Quote word for word the lines below, beginning with the first and ending with the one that has "ctx.fillStyle = '#000';". Drop the pictures.
>> Start Data section
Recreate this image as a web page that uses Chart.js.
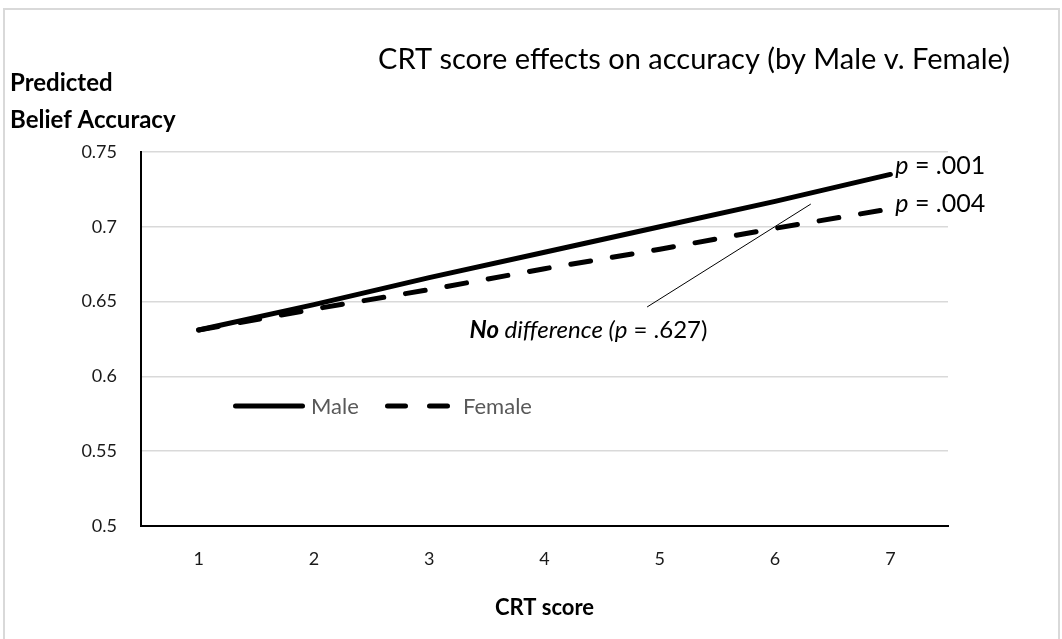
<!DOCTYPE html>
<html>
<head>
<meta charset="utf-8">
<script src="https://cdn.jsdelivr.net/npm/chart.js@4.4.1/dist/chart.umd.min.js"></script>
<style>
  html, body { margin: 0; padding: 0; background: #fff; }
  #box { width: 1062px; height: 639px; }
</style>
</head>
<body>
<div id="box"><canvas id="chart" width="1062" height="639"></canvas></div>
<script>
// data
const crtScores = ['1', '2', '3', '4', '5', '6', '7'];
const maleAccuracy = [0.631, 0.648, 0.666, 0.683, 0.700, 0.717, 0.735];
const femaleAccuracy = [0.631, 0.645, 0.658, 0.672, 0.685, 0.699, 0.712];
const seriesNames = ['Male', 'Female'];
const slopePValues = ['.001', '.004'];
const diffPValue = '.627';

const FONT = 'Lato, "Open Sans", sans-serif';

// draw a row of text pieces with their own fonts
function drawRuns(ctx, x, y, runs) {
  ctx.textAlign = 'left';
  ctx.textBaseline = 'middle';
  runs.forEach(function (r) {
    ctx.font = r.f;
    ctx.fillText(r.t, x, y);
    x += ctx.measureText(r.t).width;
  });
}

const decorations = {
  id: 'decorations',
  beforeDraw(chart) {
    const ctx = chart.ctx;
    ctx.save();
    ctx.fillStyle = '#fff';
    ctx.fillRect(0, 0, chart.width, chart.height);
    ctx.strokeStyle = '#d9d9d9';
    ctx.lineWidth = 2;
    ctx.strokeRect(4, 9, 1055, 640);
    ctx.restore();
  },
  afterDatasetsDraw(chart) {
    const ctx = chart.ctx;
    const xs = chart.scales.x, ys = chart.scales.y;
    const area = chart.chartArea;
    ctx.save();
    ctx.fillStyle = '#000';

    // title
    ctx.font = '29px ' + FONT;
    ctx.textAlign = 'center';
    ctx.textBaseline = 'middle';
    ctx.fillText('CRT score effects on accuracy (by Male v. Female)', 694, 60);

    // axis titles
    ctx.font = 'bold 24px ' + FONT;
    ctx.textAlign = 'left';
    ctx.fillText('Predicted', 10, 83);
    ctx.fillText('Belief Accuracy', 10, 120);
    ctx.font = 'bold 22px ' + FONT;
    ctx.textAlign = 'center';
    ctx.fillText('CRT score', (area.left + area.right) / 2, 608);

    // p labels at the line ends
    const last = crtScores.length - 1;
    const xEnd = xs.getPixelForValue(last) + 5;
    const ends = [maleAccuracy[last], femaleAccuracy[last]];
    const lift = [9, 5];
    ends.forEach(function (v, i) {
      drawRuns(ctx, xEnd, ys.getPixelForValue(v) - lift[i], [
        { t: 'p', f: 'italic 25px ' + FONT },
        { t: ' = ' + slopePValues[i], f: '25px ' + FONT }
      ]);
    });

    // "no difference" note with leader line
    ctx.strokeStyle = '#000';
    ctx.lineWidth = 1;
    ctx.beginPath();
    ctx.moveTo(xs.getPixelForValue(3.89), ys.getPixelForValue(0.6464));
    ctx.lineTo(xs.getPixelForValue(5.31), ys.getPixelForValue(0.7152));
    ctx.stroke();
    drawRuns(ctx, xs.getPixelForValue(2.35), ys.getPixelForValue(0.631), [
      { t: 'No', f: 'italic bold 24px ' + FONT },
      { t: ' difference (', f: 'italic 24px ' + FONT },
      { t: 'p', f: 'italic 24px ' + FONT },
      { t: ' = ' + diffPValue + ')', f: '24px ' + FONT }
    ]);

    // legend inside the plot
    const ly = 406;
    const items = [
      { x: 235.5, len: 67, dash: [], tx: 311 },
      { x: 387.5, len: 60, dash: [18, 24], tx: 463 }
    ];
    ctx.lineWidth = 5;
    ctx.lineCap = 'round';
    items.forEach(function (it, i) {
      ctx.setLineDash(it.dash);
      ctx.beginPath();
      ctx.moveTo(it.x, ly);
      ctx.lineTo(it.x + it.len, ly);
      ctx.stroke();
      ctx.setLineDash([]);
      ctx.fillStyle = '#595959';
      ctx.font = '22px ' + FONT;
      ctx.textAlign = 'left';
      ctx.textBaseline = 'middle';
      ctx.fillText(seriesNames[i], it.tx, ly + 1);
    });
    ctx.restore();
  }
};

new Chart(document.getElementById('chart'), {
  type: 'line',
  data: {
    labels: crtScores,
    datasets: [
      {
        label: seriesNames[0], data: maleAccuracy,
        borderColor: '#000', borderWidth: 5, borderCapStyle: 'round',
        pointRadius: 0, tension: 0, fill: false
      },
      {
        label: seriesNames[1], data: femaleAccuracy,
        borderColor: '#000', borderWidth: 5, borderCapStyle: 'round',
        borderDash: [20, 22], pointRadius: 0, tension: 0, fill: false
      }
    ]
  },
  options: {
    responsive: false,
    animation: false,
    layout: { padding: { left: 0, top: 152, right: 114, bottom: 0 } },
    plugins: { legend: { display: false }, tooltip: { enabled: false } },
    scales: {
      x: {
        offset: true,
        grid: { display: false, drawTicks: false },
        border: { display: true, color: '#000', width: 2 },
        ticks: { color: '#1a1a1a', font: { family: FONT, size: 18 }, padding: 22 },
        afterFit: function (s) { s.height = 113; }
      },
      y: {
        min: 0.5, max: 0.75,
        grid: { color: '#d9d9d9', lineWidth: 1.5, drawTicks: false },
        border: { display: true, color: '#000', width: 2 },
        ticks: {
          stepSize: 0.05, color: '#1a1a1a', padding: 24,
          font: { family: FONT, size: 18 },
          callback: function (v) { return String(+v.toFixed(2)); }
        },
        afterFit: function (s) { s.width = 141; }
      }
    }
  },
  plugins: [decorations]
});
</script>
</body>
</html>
>> End Data section
> _Solved problem_
Recreate this image as a web page that uses Chart.js.
<!DOCTYPE html>
<html>
<head>
<meta charset="utf-8">
<script src="https://cdn.jsdelivr.net/npm/chart.js@4.4.1/dist/chart.umd.min.js"></script>
<style>
  html, body { margin: 0; padding: 0; background: #fff; }
  #box { width: 1062px; height: 639px; }
</style>
</head>
<body>
<div id="box"><canvas id="chart" width="1062" height="639"></canvas></div>
<script>
// data
const crtScores = ['1', '2', '3', '4', '5', '6', '7'];
const maleAccuracy = [0.631, 0.648, 0.666, 0.683, 0.700, 0.717, 0.735];
const femaleAccuracy = [0.631, 0.645, 0.658, 0.672, 0.685, 0.699, 0.712];
const seriesNames = ['Male', 'Female'];
const slopePValues = ['.001', '.004'];
const diffPValue = '.627';

const FONT = 'Lato, "Open Sans", sans-serif';

// draw a row of text pieces with their own fonts
function drawRuns(ctx, x, y, runs) {
  ctx.textAlign = 'left';
  ctx.textBaseline = 'middle';
  runs.forEach(function (r) {
    ctx.font = r.f;
    ctx.fillText(r.t, x, y);
    x += ctx.measureText(r.t).width;
  });
}

const decorations = {
  id: 'decorations',
  beforeDraw(chart) {
    const ctx = chart.ctx;
    ctx.save();
    ctx.fillStyle = '#fff';
    ctx.fillRect(0, 0, chart.width, chart.height);
    ctx.strokeStyle = '#d9d9d9';
    ctx.lineWidth = 2;
    ctx.strokeRect(4, 9, 1055, 640);
    ctx.restore();
  },
  afterDatasetsDraw(chart) {
    const ctx = chart.ctx;
    const xs = chart.scales.x, ys = chart.scales.y;
    const area = chart.chartArea;
    ctx.save();
    ctx.fillStyle = '#000';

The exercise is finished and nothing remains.